Seven US Senators urge the Justice Department to probe Rudolph Giuliani’s foreign activity

Seven Senate Democrats are asking the Justice Department to review whether President Trump’s lawyer Rudy Giuliani has complied with the Foreign Agents Registration Act.

The senators allege in a letter dated Wednesday that recent news reports suggest Mr. Giuliani has conducted a number of political and public relations activities on behalf of foreign entities that would seem to require him to register as a foreign agent, the Wall Street Journal informs, quoted by digi24.ro.

According to the source, the seven senators mention the letter sent by Giuliani to the Romanian authorities. They also mention that Giuliani worked, since April, as lawyer of US President Donald Trump, on the file regarding Russia’s involvement in the presidential elections in 2016.

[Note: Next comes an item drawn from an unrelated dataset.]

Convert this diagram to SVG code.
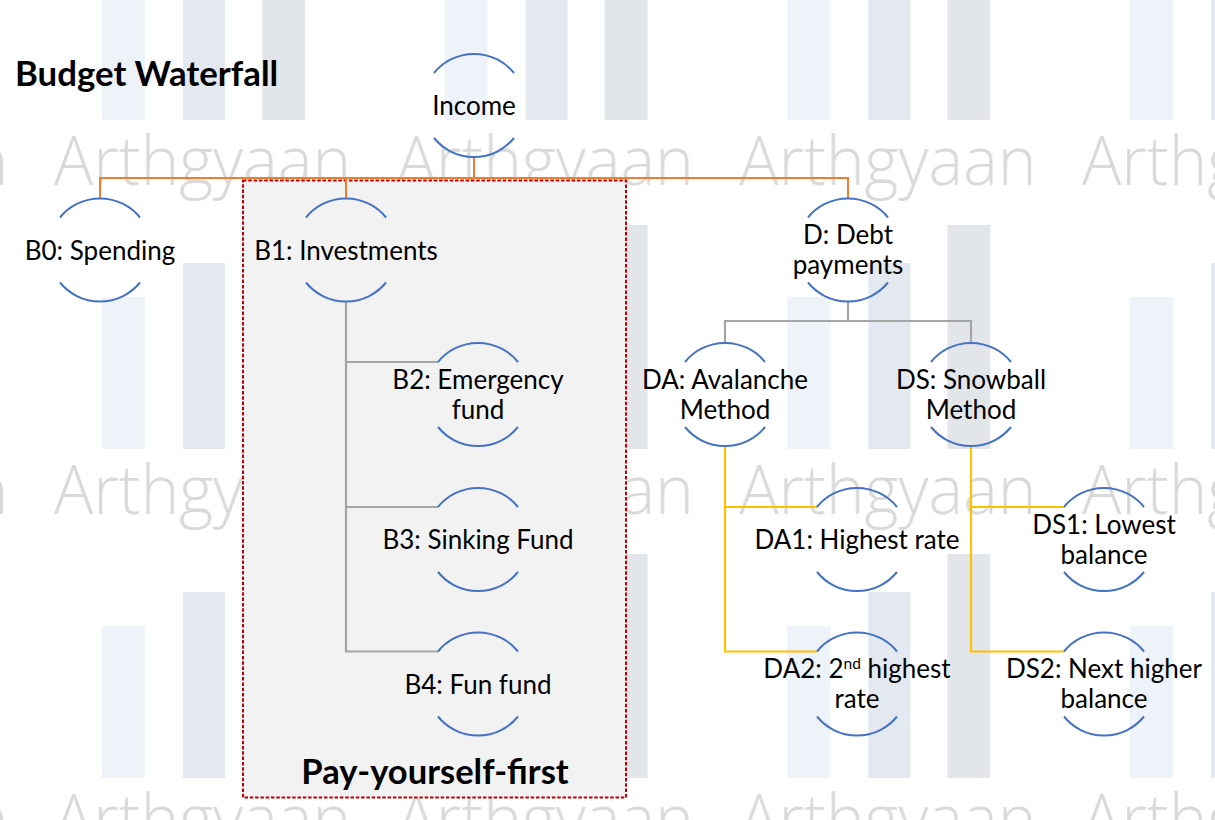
<svg xmlns="http://www.w3.org/2000/svg" xmlns:xlink="http://www.w3.org/1999/xlink" width="1215" height="820" viewBox="0 0 1215 820">
  <style>
    .arc { fill: none; stroke: #4472C4; stroke-width: 2; }
    .lbl { font-family: Lato, "Open Sans", "Liberation Sans", sans-serif; font-size: 26px; fill: #000; text-anchor: middle; }
    .ttl { font-family: Lato, "Open Sans", "Liberation Sans", sans-serif; font-weight: 700; fill: #000; }
    .c-or { fill: none; stroke: #ED7D31; stroke-width: 2; }
    .c-gr { fill: none; stroke: #A5A5A5; stroke-width: 2.2; }
    .c-ye { fill: none; stroke: #FFC000; stroke-width: 2.2; }
    .wm { font-family: "Open Sans", "DejaVu Sans", sans-serif; font-weight: 300; font-size: 68px; fill: #D9D9D9; }
  </style>
  <defs>
    <g id="arcs" class="arc">
      <path d="M-40,-32.5 A51.5,51.5 0 0 1 40,-32.5"/>
      <path d="M-40,32.5 A51.5,51.5 0 0 0 40,32.5"/>
    </g>
    <pattern id="wmTile" patternUnits="userSpaceOnUse" x="40" y="120" width="342.7" height="329">
      <rect x="62" y="177" width="43" height="152" fill="#EEF2F9"/>
      <rect x="143" y="143" width="42" height="186" fill="#E3E8F1"/>
      <rect x="222" y="105" width="43" height="224" fill="#E2E5EA"/>
      <text class="wm" x="14" y="65" textLength="297" lengthAdjust="spacingAndGlyphs">Arthgyaan</text>
    </pattern>
  </defs>

  <g id="background">
    <rect x="0" y="0" width="1215" height="820" fill="#FFFFFF"/>
    <rect x="0" y="0" width="1215" height="820" fill="url(#wmTile)"/>
  </g>

  <g id="pay-yourself-first">
    <rect x="243" y="180.5" width="383" height="617" fill="#F2F2F2" stroke="#C00000" stroke-width="2" stroke-dasharray="3.5 1.8"/>
    <text class="ttl" x="435" y="784" font-size="34.5" text-anchor="middle">Pay-yourself-first</text>
  </g>

  <text id="title" class="ttl" x="15" y="86" font-size="34.8">Budget Waterfall</text>

  <g id="connectors">
    <path class="c-or" d="M100,198.5 V178 H848 V198.5 M474,157 V178 M346,178 V198.5"/>
    <path class="c-gr" d="M346,301.5 V651.5 H438 M346,362 H438 M346,507 H438"/>
    <path class="c-gr" d="M848,301.5 V321 M725,343 V321 H971 V343"/>
    <path class="c-ye" d="M725,446 V651.5 H817 M725,507 H817"/>
    <path class="c-ye" d="M971,446 V651.5 H1064 M971,507 H1064"/>
  </g>

  <g id="income"><use xlink:href="#arcs" x="474" y="105.5"/><text class="lbl" x="474" y="115">Income</text></g>
  <g id="b0"><use xlink:href="#arcs" x="100" y="250"/><text class="lbl" x="100" y="259.5">B0: Spending</text></g>
  <g id="b1"><use xlink:href="#arcs" x="346" y="250"/><text class="lbl" x="346" y="259.5">B1: Investments</text></g>
  <g id="d"><use xlink:href="#arcs" x="848" y="250"/><text class="lbl" x="848" y="244">D: Debt</text><text class="lbl" x="848" y="274">payments</text></g>
  <g id="b2"><use xlink:href="#arcs" x="478" y="394.5"/><text class="lbl" x="478" y="388.5">B2: Emergency</text><text class="lbl" x="478" y="418.5">fund</text></g>
  <g id="b3"><use xlink:href="#arcs" x="478" y="539.5"/><text class="lbl" x="478" y="549">B3: Sinking Fund</text></g>
  <g id="b4"><use xlink:href="#arcs" x="478" y="684"/><text class="lbl" x="478" y="693.5">B4: Fun fund</text></g>
  <g id="da"><use xlink:href="#arcs" x="725" y="394.5"/><text class="lbl" x="725" y="388.5">DA: Avalanche</text><text class="lbl" x="725" y="418.5">Method</text></g>
  <g id="ds"><use xlink:href="#arcs" x="971" y="394.5"/><text class="lbl" x="971" y="388.5">DS: Snowball</text><text class="lbl" x="971" y="418.5">Method</text></g>
  <g id="da1"><use xlink:href="#arcs" x="857" y="539.5"/><text class="lbl" x="857" y="549">DA1: Highest rate</text></g>
  <g id="da2"><use xlink:href="#arcs" x="857" y="684"/><text class="lbl" x="857" y="678">DA2: 2<tspan dy="-9" font-size="15.5">nd</tspan><tspan dy="9"> highest</tspan></text><text class="lbl" x="857" y="708">rate</text></g>
  <g id="ds1"><use xlink:href="#arcs" x="1104" y="539.5"/><text class="lbl" x="1104" y="533.5">DS1: Lowest</text><text class="lbl" x="1104" y="563.5">balance</text></g>
  <g id="ds2"><use xlink:href="#arcs" x="1104" y="684"/><text class="lbl" x="1104" y="678">DS2: Next higher</text><text class="lbl" x="1104" y="708">balance</text></g>
</svg>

Rudolph Giuliani said the steps made by the senators are useless, as they will find nothing illegal.

As ‘Romania Journal’ reported, Rudolph Giuliani, US President’s lawyer, sent a letter to President Klaus Iohannis, Prime Minister Viorica Dancila and the two Parliament Speakers, regarding the protocols signed by the Prosecutor General’s Office and the Romanian Intelligence Service (SRI).

Giuliani pointed at signatories of the protocols Laura Codruta Kovesi and the currently serving Ambassador to Washington DC, George Maior, and called for the clarification of the protocols.

The US Embassy in Bucharest informed on Tuesday that “the US government does not comment on the views or conclusions of private US citizens,” after being asked about the letter sent by Rudolph Giuliani to President Klaus Iohannis.

Last week politico.eu reported that Donald Trump’s personal lawyer Rudy Giuliani was being paid by a global consulting firm when he sent a letter to the president of Romania last week that contradicted the U.S. government’s official position. It said that Giuliani’s letter to Romanian President Klaus Iohannis appeared to take sides in a fight at the top of the Romanian government over how to rein in high-level corruption.

Also last week, Mr. Giuliani said that despite representing Mr. Trump he was “still an independent lawyer and consultant.” He said the work involving Romania was through his security company, Giuliani Security & Safety, which had been retained by Freeh Group International Solutions, a security company run by Louis J. Freeh, a former director of the F.B.I., The New York Times informed in its online edition.

“It has nothing to do with the U.S. government,” Mr. Giuliani said, referring to the Romania letter. “I advise on security, law enforcement and terrorism in many different countries. Private lawyers for the president have all had private practices.”

On the other hand, The Washington Post reported that a letter that Rudolph W. Giuliani sent to Romanian officials opposing a corruption crackdown in that country has drawn the attention of the State Department and renewed questions about his continued work for foreign clients while representing the president.